U.S. Department of State 2006 Trafficking in Persons Report - The Philippines
|Publisher||United States Department of State|
|Author||Office to Monitor and Combat Trafficking in Persons|
|Publication Date||5 June 2006|
|Cite as||United States Department of State, U.S. Department of State 2006 Trafficking in Persons Report - The Philippines, 5 June 2006, available at: http://www.refworld.org/docid/4680d8a85a.html [accessed 18 September 2014]|
The Philippines (Tier 2)
The Philippines is a source, transit, and destination country for men, women, and children trafficked for the purposes of sexual exploitation and forced labor. A significant share of the over one million Philippine men and women who go overseas each year to work as domestic servants or in the construction and garment industries are subjected to conditions of involuntary servitude. Women are often lured abroad with false promises of legitimate employment and are trafficked to destinations throughout Asia, the Middle East, Africa, Europe, and North America. A large percentage of the Philippine women who migrate legally to Japan as overseas performing artists are believed to have been trafficked for commercial sexual exploitation. To a lesser extent, the Philippines is a transit point and destination for women from the P.R.C. who are trafficked for sexual exploitation. There is substantial internal trafficking within the Philippines, primarily from rural to urban metropolitan areas, and sexual exploitation of children. Endemic poverty, a high unemployment rate, a cultural propensity toward migration, a weak rule-of-law environment, and sex tourism all contribute to significant trafficking activity in the Philippines.
The Government of the Philippines does not fully comply with the minimum standards for the elimination of trafficking; however, it is making significant efforts to do so. Over the last year, the Philippine Government stepped up efforts to implement its anti-trafficking law and made initial progress in implementing strategies to combat trafficking in persons, particularly in prosecuting human traffickers. Following the imposition by the Japanese government of stricter requirements for entertainer visas, the number of Japanese entertainer visas given to Philippine women has dropped by almost half in 2005 as compared to 2004. Government action should focus on prosecuting and convicting traffickers and public officials involved in trafficking.

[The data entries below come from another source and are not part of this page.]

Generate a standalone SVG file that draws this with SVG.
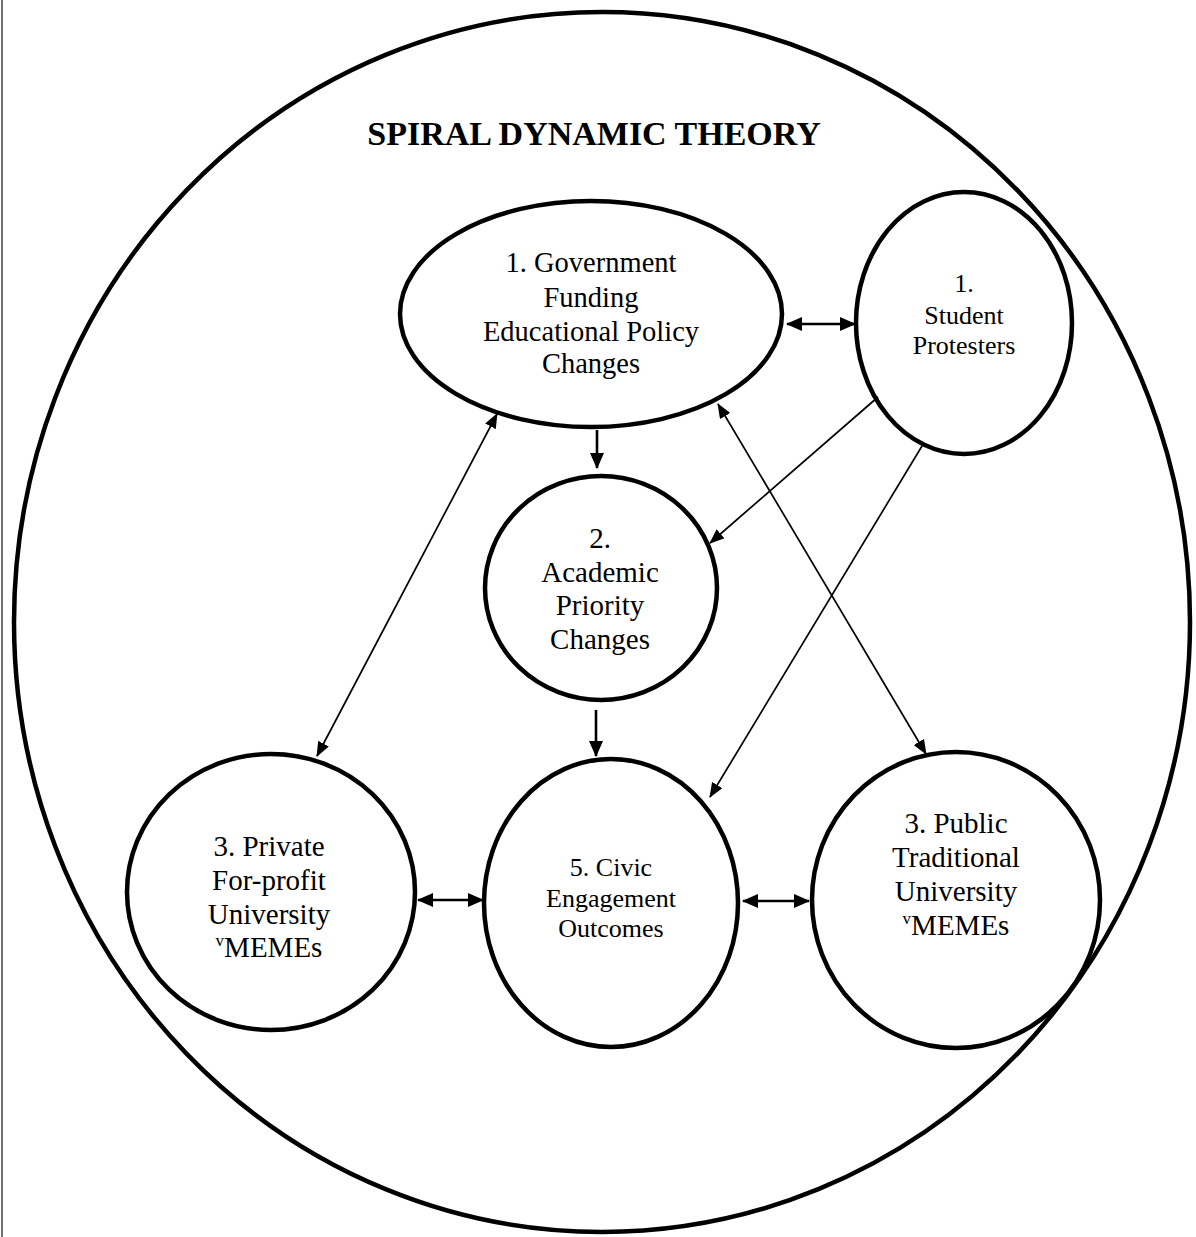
<svg xmlns="http://www.w3.org/2000/svg" width="1196" height="1237" viewBox="0 0 1196 1237">
<style>
.node{fill:none;stroke:#000;stroke-width:4.5}
.t{font-family:"Liberation Serif","Times New Roman",serif;fill:#000;text-anchor:middle}
.thick{stroke:#000;stroke-width:2.6;fill:none}
.thin{stroke:#000;stroke-width:1.7;fill:none}
</style>
<defs>
<marker id="ah" viewBox="0 0 16 14" refX="15" refY="7" markerWidth="16" markerHeight="14" orient="auto-start-reverse" markerUnits="userSpaceOnUse"><path d="M0,0 L16,7 L0,14 z" fill="#000"/></marker>
<marker id="as" viewBox="0 0 15 12" refX="14" refY="6" markerWidth="15" markerHeight="12" orient="auto-start-reverse" markerUnits="userSpaceOnUse"><path d="M0,0 L15,6 L0,12 z" fill="#000"/></marker>
</defs>
<rect width="1196" height="1237" fill="#fff"/>
<line x1="2" y1="0" x2="2" y2="1237" stroke="#707070" stroke-width="2"/>
<g id="outer">
<ellipse cx="602" cy="622" rx="588" ry="610" fill="none" stroke="#000" stroke-width="4.5"/>
<text class="t" x="594" y="145" font-size="34" font-weight="bold">SPIRAL DYNAMIC THEORY</text>
</g>
<g id="connectors">
<line class="thick" x1="787" y1="324" x2="855" y2="324" marker-start="url(#ah)" marker-end="url(#ah)"/>
<line class="thick" x1="597" y1="430" x2="597" y2="468" marker-end="url(#ah)"/>
<line class="thick" x1="596" y1="710" x2="596" y2="756" marker-end="url(#ah)"/>
<line class="thick" x1="418" y1="900" x2="483" y2="900" marker-start="url(#ah)" marker-end="url(#ah)"/>
<line class="thick" x1="743" y1="901" x2="809" y2="901" marker-start="url(#ah)" marker-end="url(#ah)"/>
<line class="thin" x1="317" y1="756" x2="497" y2="414" marker-start="url(#as)" marker-end="url(#as)"/>
<line class="thin" x1="718" y1="404" x2="926" y2="754" marker-start="url(#as)" marker-end="url(#as)"/>
<line class="thin" x1="878" y1="397" x2="710" y2="543" marker-end="url(#as)"/>
<line class="thin" x1="922" y1="446" x2="710" y2="797" marker-end="url(#as)"/>
</g>
<g id="gov">
<ellipse class="node" cx="591" cy="314" rx="191" ry="113"/>
<text class="t" font-size="28.5"><tspan x="591" y="272">1. Government</tspan><tspan x="591" y="307">Funding</tspan><tspan x="591" y="341">Educational Policy</tspan><tspan x="591" y="373">Changes</tspan></text>
</g>
<g id="student">
<ellipse class="node" cx="964" cy="323" rx="108" ry="131"/>
<text class="t" font-size="26"><tspan x="964" y="292">1.</tspan><tspan x="964" y="324">Student</tspan><tspan x="964" y="354">Protesters</tspan></text>
</g>
<g id="academic">
<ellipse class="node" cx="601" cy="588" rx="116" ry="112"/>
<text class="t" font-size="29"><tspan x="600" y="548">2.</tspan><tspan x="600" y="582">Academic</tspan><tspan x="600" y="615">Priority</tspan><tspan x="600" y="649">Changes</tspan></text>
</g>
<g id="civic">
<ellipse class="node" cx="611" cy="903" rx="127" ry="144"/>
<text class="t" font-size="26"><tspan x="611" y="876">5. Civic</tspan><tspan x="611" y="907">Engagement</tspan><tspan x="611" y="937">Outcomes</tspan></text>
</g>
<g id="private">
<ellipse class="node" cx="271" cy="892" rx="144" ry="138"/>
<text class="t" font-size="29"><tspan x="269" y="856">3. Private</tspan><tspan x="269" y="890">For-profit</tspan><tspan x="269" y="924">University</tspan><tspan x="269" y="957"><tspan font-size="17" dy="-11">v</tspan><tspan dy="11">MEMEs</tspan></tspan></text>
</g>
<g id="public">
<ellipse class="node" cx="956" cy="900" rx="144" ry="148"/>
<text class="t" font-size="29"><tspan x="956" y="833">3. Public</tspan><tspan x="956" y="867">Traditional</tspan><tspan x="956" y="901">University</tspan><tspan x="956" y="935"><tspan font-size="17" dy="-11">v</tspan><tspan dy="11">MEMEs</tspan></tspan></text>
</g>
</svg>
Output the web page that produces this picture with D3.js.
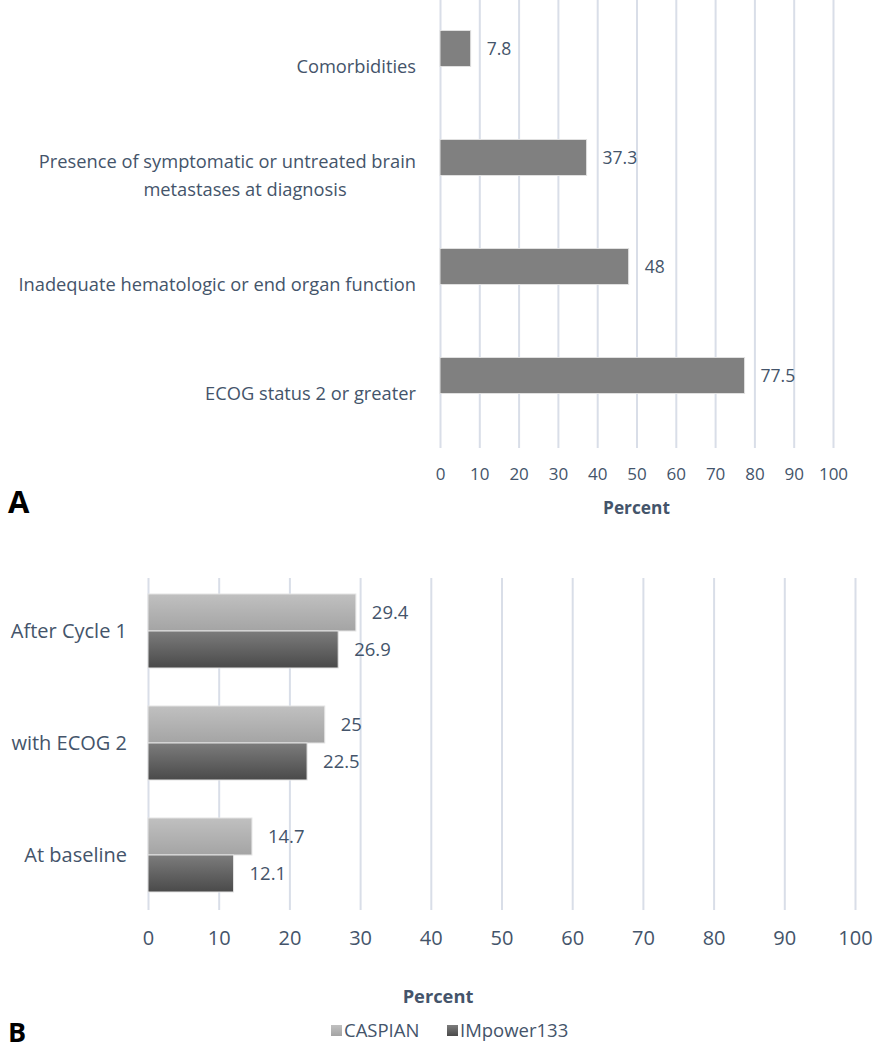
<!DOCTYPE html>
<html><head><meta charset="utf-8">
<script src="https://cdn.jsdelivr.net/npm/d3@7"></script>
<style>body{margin:0;background:#fff}svg{display:block}text{font-family:"Open Sans",sans-serif}</style>
</head><body><svg id="c" width="873" height="1049"></svg>
<script>
// Panel A data
const catsA = ["Comorbidities", "Presence of symptomatic or untreated brain metastases at diagnosis", "Inadequate hematologic or end organ function", "ECOG status 2 or greater"];
const labelLinesA = [["Comorbidities"], ["Presence of symptomatic or untreated brain", "metastases at diagnosis"], ["Inadequate hematologic or end organ function"], ["ECOG status 2 or greater"]];
const valuesA = [7.8, 37.3, 48, 77.5];
const ticks = [0,10,20,30,40,50,60,70,80,90,100];
// Panel B data
const catsB = ["After Cycle 1", "with ECOG 2", "At baseline"];
const seriesB = ["CASPIAN", "IMpower133"];
const caspian = [29.4, 25, 14.7];
const impower = [26.9, 22.5, 12.1];

const svg = d3.select("#c");
const txt = "#44546a", grid = "#d9dee8";
const defs = svg.append("defs");
function grad(id, c1, c2){
  const g = defs.append("linearGradient").attr("id", id).attr("x1",0).attr("y1",0).attr("x2",0).attr("y2",1);
  g.append("stop").attr("offset","0%").attr("stop-color",c1);
  g.append("stop").attr("offset","100%").attr("stop-color",c2);
}
grad("gC", "#c0c0c0", "#a4a4a4");
grad("gI", "#7c7c7c", "#4a4a4a");

// ---------- Panel A ----------
const xA = d3.scaleLinear().domain([0,100]).range([440,833]);
const yA = d3.scaleBand().domain(catsA).range([12,448]);
const gA = svg.append("g");
gA.append("g").attr("transform","translate(0,448)")
  .call(d3.axisBottom(xA).tickValues(ticks).tickSize(-448).tickFormat(""))
  .call(g=>{g.select(".domain").remove(); g.selectAll("line").attr("stroke",grid).attr("stroke-width",2);});
gA.append("g").attr("transform","translate(0,465)")
  .call(d3.axisBottom(xA).tickValues(ticks).tickSize(0))
  .call(g=>{g.select(".domain").remove(); g.selectAll("text").attr("fill",txt).attr("font-size",17).attr("font-family","Open Sans");});
const barHA = 36;
gA.selectAll("rect.a").data(valuesA).join("rect")
  .attr("x", xA(0)).attr("y",(d,i)=>yA(catsA[i])+yA.bandwidth()/2-18-barHA/2)
  .attr("width",d=>xA(d)-xA(0)).attr("height",barHA)
  .attr("fill","#808080").attr("stroke","#e0e0e0").attr("stroke-width",1);
gA.selectAll("text.va").data(valuesA).join("text")
  .attr("x",d=>xA(d)+16).attr("y",(d,i)=>yA(catsA[i])+yA.bandwidth()/2-18)
  .attr("dy","0.35em").attr("fill",txt).attr("font-size",17.5).text(d=>d);
catsA.forEach((c,i)=>{
  const lines = labelLinesA[i];
  const cy = yA(c)+yA.bandwidth()/2;
  lines.forEach((l,j)=>{
    const t = gA.append("text").attr("y", cy + (j-(lines.length-1)/2)*28).attr("dy","0.35em")
      .attr("fill",txt).attr("font-size",18.3).text(l);
    if(j===1){ t.attr("x",245).attr("text-anchor","middle"); }
    else t.attr("x",416).attr("text-anchor","end");
  });
});
gA.append("text").attr("x",(xA(0)+xA(100))/2).attr("y",508).attr("dy","0.35em").attr("text-anchor","middle")
  .attr("fill",txt).attr("font-size",17.3).attr("font-weight","bold").text("Percent");
svg.append("text").attr("x",8).attr("y",513).attr("font-family","Liberation Sans, Arial, sans-serif")
  .attr("font-weight","bold").attr("font-size",31).attr("fill","#000").text("A");

// ---------- Panel B ----------
const xB = d3.scaleLinear().domain([0,100]).range([148,855]);
const yB = d3.scaleBand().domain(catsB).range([575,911]);
const sub = d3.scaleBand().domain(seriesB).range([-37,37]);
const gB = svg.append("g");
gB.append("g").attr("transform","translate(0,910)")
  .call(d3.axisBottom(xB).tickValues(ticks).tickSize(-332).tickFormat(""))
  .call(g=>{g.select(".domain").remove(); g.selectAll("line").attr("stroke",grid).attr("stroke-width",2);});
gB.append("g").attr("transform","translate(0,928)")
  .call(d3.axisBottom(xB).tickValues(ticks).tickSize(0))
  .call(g=>{g.select(".domain").remove(); g.selectAll("text").attr("fill",txt).attr("font-size",20).attr("font-family","Open Sans");});
const rowsB = catsB.map((c,i)=>[{c, s:"CASPIAN", v:caspian[i]},{c, s:"IMpower133", v:impower[i]}]).flat();
gB.selectAll("rect.b").data(rowsB).join("rect")
  .attr("x", xB(0)).attr("y",d=>yB(d.c)+yB.bandwidth()/2+sub(d.s))
  .attr("width",d=>xB(d.v)-xB(0)).attr("height",sub.bandwidth())
  .attr("fill",d=>d.s==="CASPIAN"?"url(#gC)":"url(#gI)").attr("stroke","#e4e4e4").attr("stroke-width",1);
gB.selectAll("text.vb").data(rowsB).join("text")
  .attr("x",d=>xB(d.v)+16).attr("y",d=>yB(d.c)+yB.bandwidth()/2+sub(d.s)+sub.bandwidth()/2)
  .attr("dy","0.35em").attr("fill",txt).attr("font-size",18.5).text(d=>d.v);
gB.selectAll("text.cb").data(catsB).join("text")
  .attr("x",127).attr("y",d=>yB(d)+yB.bandwidth()/2).attr("dy","0.35em").attr("text-anchor","end")
  .attr("fill",txt).attr("font-size",20).text(d=>d);
gB.append("text").attr("x",438).attr("y",997).attr("dy","0.35em").attr("text-anchor","middle")
  .attr("fill",txt).attr("font-size",18.3).attr("font-weight","bold").text("Percent");
// legend
const leg = gB.append("g");
const legX = [331, 447];
seriesB.forEach((s,i)=>{
  leg.append("rect").attr("x",legX[i]).attr("y",1025).attr("width",11).attr("height",11)
    .attr("fill", i===0?"url(#gC)":"url(#gI)");
  leg.append("text").attr("x",legX[i]+13).attr("y",1031).attr("dy","0.35em").attr("fill",txt)
    .attr("font-size",18.5).text(s);
});
svg.append("text").attr("x",8).attr("y",1042).attr("font-family","Liberation Sans, Arial, sans-serif")
  .attr("font-weight","bold").attr("font-size",27).attr("fill","#000").text("B");
</script></body></html>
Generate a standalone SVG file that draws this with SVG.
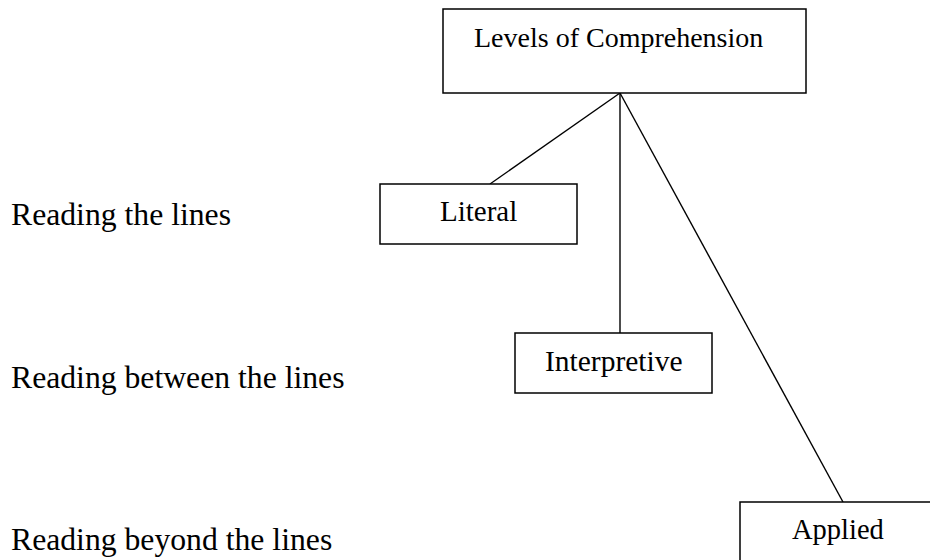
<svg xmlns="http://www.w3.org/2000/svg" width="930" height="560" viewBox="0 0 930 560">
<style>
.box{fill:#fff;stroke:#000;stroke-width:1.5}
.t{font-family:"Liberation Serif","Times New Roman",serif;fill:#000}
.c{stroke:#000;stroke-width:1.4;fill:none}
</style>
<rect width="930" height="560" fill="#fff"/>
<g id="connectors">
<line class="c" x1="620" y1="93" x2="490" y2="184"/>
<line class="c" x1="620" y1="93" x2="620" y2="333"/>
<line class="c" x1="620" y1="93" x2="843" y2="502"/>
</g>
<g id="node-levels">
<rect class="box" x="443" y="9" width="363" height="84"/>
<text class="t" x="474" y="47" font-size="28">Levels of Comprehension</text>
</g>
<g id="node-literal">
<rect class="box" x="380" y="184" width="197" height="60"/>
<text class="t" x="440" y="221" font-size="29">Literal</text>
</g>
<g id="node-interpretive">
<rect class="box" x="515" y="333" width="197" height="60"/>
<text class="t" x="545" y="371" font-size="29.5">Interpretive</text>
</g>
<g id="node-applied">
<rect class="box" x="740" y="502" width="197" height="70"/>
<text class="t" x="792" y="539" font-size="28.5">Applied</text>
</g>
<g id="labels">
<text class="t" x="11" y="225" font-size="31.7">Reading the lines</text>
<text class="t" x="11" y="388" font-size="31.7">Reading between the lines</text>
<text class="t" x="11" y="550" font-size="31.7">Reading beyond the lines</text>
</g>
</svg>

The Philippine Government made discernible progress in its anti-trafficking law enforcement efforts in 2005. In particular, the government made progress in prosecuting human traffickers. During the last year, 67 cases were under preliminary investigation and another 31 cases were filed for prosecution under the 2003 anti-trafficking law. Of those, two cases resulted in the conviction of four individuals for trafficking offenses, with courts handing down life imprisonment sentences to the traffickers and awarding compensation to the victims. There were two additional cases that led to convictions under the 2003 anti-trafficking law, but the alleged traffickers pled guilty to a lesser offense under that law – an offense that does not constitute trafficking – and were sentenced to six months of community service and a fine instead of imprisonment. The Philippine Department of Justice tripled the number of prosecutors at the national level handling trafficking cases and assigned additional prosecutors at the regional level to focus on trafficking cases, resulting in a four-fold increase in the number of investigative cases presented for prosecution under the 2003 anti-trafficking law. The Philippine Secretary of Justice also issued a directive ordering all prosecutors to give preferential attention to trafficking cases and to oppose and object to any motions for dismissal due to lack of testimony by witnesses in trafficking cases or where the defendant had made a financial settlement with the victim or other family members. Corruption and a weak judiciary remain serious impediments to the effective prosecution of traffickers. Despite widespread reports of law enforcement officials' complicity in trafficking, the government prosecuted only one such official. The Philippine Government continued to sponsor training programs for police and prosecutors to help them pursue cases more effectively under the 2003 anti-trafficking law.
During the reporting period, the Philippine Government continued to sponsor impressive protection efforts for trafficking victims. The government's witness protection program, however, lacks the budget to accommodate the large number of trafficking victims. The anti-trafficking law passed in 2003 affords trafficked persons rights as victims and protects them from legal punishment. The government established arrangements with NGOs and Philippines embassies in destination countries to provide overseas workers who had been exploited with temporary shelter, counseling, and medical assistance. It also continued to provide a range of protective services to trafficking victims, including temporary residency status, relief from deportation, shelter, and access to legal, medical, and counseling services. The Philippine Government continued to promote training programs for law enforcement and immigration officials on methods of dealing with victims.
Efforts to raise awareness of trafficking continued in the Philippines with senior government officials frequently speaking out about the dangers of trafficking. Fourteen government agencies also coordinate the Philippine Government's anti-trafficking efforts, much of which is prevention-oriented. The Philippines has a national action plan to address trafficking in persons.